2 In Part 2.4.2. Dynamic light scattering, why was the "680nm laser" chosen?

3 In Part Conclusion, "In particular, the optical linewidth reduction can provide improved detection when different fluorophores are used simultaneously to label different agents.", how is the above reflected in the passage?

Comments on the Quality of English Language

That is ok.

Author Response

Please see the attached file

Author Response File: Author Response.pdf

Reviewer 2 Report

Comments and Suggestions for Authors

In this paper, the authors considered the technics for amplification of fluorescence  based on the random scattering of dielectric nanoparticles. In my opinion, this paper have chance to be published in present form. However, I recommend to improve introduction part. Recently a lot of papers, published about fluorescence amplification due to internal resonance of nanoparticles. Please present the review. For example, you can find this paper: doi: 10.1039/b802918k

Author Response

Please see the attached file

Author Response File: Author Response.pdf

Reviewer 3 Report

Comments and Suggestions for Authors

The authors report on titania nanoparticles to enhance the fluorescence of FITC dye due to the amplification by stimulated emission or random lasing. While the random lasing with TiO2 NPs and other dyes are well known for many years, the manuscript presents new results for the case of FITC, which is important for bioimaging. The manuscript is well written, and the results are interesting. But it contains some critical points, which affect the scientific soundness of the presented results. The authors are invited to answer the following questions and comments related to the scientific and technical aspects of the manuscript.

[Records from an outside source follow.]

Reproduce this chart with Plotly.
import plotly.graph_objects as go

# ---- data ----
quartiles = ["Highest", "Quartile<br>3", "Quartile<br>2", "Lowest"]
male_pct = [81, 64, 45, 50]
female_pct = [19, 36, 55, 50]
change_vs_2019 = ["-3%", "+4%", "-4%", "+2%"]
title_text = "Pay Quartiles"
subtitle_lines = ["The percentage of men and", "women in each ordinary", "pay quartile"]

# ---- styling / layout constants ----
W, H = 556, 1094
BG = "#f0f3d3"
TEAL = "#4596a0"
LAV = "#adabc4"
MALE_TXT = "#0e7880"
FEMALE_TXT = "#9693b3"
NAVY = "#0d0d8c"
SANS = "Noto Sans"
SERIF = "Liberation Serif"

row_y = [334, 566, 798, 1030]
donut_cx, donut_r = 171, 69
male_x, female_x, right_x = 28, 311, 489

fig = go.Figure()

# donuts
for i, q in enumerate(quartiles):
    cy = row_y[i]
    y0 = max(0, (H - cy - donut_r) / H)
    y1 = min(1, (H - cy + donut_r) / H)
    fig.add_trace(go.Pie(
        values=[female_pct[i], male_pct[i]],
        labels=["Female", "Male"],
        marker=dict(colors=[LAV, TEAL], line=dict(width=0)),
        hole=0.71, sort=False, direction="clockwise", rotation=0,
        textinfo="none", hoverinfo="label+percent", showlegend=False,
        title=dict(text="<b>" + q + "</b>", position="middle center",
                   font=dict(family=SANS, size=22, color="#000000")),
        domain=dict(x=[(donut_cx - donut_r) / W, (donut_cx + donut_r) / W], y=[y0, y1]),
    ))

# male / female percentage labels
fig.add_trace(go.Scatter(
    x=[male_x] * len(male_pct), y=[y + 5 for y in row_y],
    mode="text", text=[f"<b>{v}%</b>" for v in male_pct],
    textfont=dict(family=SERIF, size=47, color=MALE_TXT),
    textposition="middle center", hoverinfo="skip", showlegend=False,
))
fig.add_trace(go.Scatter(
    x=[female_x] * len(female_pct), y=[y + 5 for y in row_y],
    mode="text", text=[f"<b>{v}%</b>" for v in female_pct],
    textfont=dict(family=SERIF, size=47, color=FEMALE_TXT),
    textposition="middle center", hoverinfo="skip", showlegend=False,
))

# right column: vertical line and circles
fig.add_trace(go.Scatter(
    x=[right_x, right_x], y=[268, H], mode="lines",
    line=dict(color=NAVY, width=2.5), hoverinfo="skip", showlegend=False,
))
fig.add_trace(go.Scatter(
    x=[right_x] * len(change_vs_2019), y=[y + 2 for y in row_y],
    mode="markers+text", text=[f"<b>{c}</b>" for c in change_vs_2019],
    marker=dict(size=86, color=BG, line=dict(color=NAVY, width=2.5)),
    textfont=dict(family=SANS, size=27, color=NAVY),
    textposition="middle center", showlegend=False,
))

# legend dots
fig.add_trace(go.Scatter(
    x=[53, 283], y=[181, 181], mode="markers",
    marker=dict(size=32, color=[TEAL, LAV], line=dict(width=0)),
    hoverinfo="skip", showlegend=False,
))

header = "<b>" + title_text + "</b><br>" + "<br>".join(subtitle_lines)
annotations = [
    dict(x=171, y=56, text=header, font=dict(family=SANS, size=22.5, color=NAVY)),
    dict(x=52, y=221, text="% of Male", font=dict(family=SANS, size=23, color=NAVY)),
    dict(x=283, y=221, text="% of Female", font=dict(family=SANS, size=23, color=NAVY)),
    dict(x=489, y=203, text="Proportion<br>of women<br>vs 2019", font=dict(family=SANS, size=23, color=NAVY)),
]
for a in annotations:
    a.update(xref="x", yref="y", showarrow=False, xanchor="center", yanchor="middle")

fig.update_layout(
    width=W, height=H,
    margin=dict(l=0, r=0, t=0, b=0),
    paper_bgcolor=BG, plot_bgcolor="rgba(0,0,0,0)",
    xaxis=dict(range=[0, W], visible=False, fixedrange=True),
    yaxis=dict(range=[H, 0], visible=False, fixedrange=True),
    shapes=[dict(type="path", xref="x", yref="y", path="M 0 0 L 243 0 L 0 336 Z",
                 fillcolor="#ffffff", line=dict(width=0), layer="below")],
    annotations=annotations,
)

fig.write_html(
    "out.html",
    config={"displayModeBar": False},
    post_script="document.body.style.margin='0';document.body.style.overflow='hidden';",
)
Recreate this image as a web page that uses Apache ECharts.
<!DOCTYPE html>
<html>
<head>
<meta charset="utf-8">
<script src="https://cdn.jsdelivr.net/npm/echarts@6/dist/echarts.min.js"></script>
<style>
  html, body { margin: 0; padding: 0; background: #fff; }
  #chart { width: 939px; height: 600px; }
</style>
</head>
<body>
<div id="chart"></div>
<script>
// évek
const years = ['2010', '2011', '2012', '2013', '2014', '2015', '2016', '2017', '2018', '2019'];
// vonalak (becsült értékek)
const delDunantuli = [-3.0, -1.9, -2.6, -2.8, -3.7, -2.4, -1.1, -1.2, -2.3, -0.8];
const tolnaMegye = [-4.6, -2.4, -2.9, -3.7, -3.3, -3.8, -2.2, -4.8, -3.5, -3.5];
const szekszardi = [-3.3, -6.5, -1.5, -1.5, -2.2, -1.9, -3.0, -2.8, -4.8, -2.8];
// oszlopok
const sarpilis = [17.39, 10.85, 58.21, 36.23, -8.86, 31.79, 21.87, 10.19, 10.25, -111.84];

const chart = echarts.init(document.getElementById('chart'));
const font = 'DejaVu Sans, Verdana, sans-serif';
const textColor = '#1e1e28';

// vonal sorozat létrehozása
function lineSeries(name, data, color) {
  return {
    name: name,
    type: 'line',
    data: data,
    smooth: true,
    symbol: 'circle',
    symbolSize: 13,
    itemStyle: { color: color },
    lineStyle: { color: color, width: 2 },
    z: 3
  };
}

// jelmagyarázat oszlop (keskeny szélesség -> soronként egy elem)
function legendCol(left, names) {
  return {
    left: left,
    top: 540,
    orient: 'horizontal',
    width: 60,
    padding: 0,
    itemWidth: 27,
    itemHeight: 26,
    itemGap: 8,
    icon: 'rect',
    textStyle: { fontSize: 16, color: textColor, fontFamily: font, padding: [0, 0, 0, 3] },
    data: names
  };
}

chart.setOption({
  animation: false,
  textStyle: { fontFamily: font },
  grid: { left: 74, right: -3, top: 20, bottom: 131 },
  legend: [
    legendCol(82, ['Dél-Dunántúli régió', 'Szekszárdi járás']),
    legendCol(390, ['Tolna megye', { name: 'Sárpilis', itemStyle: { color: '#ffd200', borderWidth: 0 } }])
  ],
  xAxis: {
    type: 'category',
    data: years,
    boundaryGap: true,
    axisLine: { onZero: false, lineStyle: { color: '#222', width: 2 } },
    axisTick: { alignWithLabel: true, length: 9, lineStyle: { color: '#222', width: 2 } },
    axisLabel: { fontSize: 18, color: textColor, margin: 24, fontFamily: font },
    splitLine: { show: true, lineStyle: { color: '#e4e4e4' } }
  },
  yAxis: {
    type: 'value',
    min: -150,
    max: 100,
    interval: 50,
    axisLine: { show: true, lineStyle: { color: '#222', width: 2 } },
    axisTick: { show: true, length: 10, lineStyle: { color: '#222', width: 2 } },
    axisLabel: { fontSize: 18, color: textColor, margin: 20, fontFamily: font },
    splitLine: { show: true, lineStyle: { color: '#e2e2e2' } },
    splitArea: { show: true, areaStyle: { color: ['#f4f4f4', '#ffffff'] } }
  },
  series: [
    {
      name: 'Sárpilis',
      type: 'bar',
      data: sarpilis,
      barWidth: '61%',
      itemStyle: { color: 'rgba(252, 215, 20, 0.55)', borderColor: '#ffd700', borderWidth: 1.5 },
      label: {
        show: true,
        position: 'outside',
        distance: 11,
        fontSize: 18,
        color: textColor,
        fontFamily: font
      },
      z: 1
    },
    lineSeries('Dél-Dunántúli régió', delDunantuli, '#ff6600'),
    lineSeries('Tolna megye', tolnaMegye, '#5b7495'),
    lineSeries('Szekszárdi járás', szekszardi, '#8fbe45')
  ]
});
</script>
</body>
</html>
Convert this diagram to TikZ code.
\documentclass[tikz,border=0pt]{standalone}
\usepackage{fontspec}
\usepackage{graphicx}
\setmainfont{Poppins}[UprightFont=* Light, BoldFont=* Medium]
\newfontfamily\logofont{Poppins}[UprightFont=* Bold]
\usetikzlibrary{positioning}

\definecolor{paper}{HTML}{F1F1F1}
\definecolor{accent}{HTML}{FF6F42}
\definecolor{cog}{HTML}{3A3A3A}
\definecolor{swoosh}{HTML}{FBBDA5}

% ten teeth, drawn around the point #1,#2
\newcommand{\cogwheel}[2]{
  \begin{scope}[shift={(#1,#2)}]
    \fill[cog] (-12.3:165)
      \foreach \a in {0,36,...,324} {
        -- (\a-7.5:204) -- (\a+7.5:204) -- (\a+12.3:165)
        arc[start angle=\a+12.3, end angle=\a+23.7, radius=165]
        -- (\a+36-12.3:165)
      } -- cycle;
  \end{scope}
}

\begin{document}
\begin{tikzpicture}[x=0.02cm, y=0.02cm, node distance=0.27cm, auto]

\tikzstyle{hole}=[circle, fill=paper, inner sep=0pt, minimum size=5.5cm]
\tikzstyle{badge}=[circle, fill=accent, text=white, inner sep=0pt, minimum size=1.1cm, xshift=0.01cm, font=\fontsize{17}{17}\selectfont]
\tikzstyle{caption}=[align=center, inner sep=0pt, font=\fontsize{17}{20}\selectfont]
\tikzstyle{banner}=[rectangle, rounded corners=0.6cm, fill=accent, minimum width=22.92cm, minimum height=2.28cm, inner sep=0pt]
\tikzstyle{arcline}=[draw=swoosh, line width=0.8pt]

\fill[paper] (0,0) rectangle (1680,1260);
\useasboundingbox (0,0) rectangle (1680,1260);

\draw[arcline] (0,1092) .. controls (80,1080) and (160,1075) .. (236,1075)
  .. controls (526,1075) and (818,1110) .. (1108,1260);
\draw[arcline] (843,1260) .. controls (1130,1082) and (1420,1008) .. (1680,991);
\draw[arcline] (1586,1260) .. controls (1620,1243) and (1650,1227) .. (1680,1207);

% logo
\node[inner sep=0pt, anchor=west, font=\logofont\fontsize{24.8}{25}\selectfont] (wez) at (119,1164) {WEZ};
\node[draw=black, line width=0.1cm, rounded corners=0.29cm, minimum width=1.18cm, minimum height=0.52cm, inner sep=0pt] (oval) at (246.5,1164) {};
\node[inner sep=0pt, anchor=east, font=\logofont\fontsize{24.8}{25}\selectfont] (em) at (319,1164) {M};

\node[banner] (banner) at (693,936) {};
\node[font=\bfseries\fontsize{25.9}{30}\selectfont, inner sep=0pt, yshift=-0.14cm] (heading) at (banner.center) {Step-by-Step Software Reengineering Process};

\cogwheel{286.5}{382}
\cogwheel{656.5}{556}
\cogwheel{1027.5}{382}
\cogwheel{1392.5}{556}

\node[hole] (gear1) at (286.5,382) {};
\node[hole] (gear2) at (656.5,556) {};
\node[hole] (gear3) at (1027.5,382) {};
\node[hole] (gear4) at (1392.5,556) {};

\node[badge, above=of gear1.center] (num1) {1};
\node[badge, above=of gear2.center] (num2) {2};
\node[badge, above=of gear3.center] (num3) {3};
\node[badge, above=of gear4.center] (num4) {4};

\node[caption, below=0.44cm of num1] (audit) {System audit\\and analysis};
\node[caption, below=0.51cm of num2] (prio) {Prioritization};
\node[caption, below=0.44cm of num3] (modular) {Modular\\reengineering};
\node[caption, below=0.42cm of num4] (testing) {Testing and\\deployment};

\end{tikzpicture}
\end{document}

1.       What is the main scientific achievement of the paper in comparison with Refs.21-26 ?

2.       It was underlined “Amplification of up to a factor of 40” in the abstract. However,  the amplification for the random lasing depends on many factors as system geometry, absorption losses and pump energy. Maybe it would be better to mention the amplification conditions in more detail in the abstract?

3.       Why terms as “random laser” or “random lasing”  are not used  in the abstract and key words?

4.       Wording “the Ambartsumyan team” (line 36) is better to change on “the Ambartsumyan and co-workers” because both N.Basov (the Nobel Prize winner) and V.Letokhov were co-authors of Ref.24 .

5.       Because the strong scattering of exciting laser radiation can also contribute to the enhanced absorption of fluorescent molecules its contribution should be discussed together with the random lasing. The excitation light scattering in a semiconductor nanostructure was found to provide an enhancement of the luminescence without random lasing (see for example: Nanoscale Research Letters 2012, 7:5244).

6.       Since the excitation pulses were strong and the irradiated volume was limited the possible role of laser induced heating should be discussed.

7.       What is the main advantage of the used registration scheme? Is it possible to prove the benefit of the used time-gated technique in comparison with conventional spectroscopic registration? Otherwise, the methodological part of the manuscript including Figs.1,3,4 can be moved to the section of Suppl. Materials.

8.       Why the fluorescence spectra of FTIC without TiO2 NPs (figures 5(a) and 6(a))  are strongly asymmetric and don to centered at 520-530 nm in contrast to the reported in the literature? (see for example: Scientific Reports | 7: 17484 | DOI:10.1038/s41598-017-17459-y)\

9.       The reference list can be improved by skipping reference doubling (Refs. 26 and 33) and adding new ones related to the possible role of the excitation light scattering and FTIC spectroscopy for biophotonic applications.

Author Response

Please see the attached file

Author Response File: Author Response.pdf

Round 2

Reviewer 3 Report

Comments and Suggestions for Authors

The authors' responses are reasonable and satisfactory. The revised manuscript may be accepted for publication.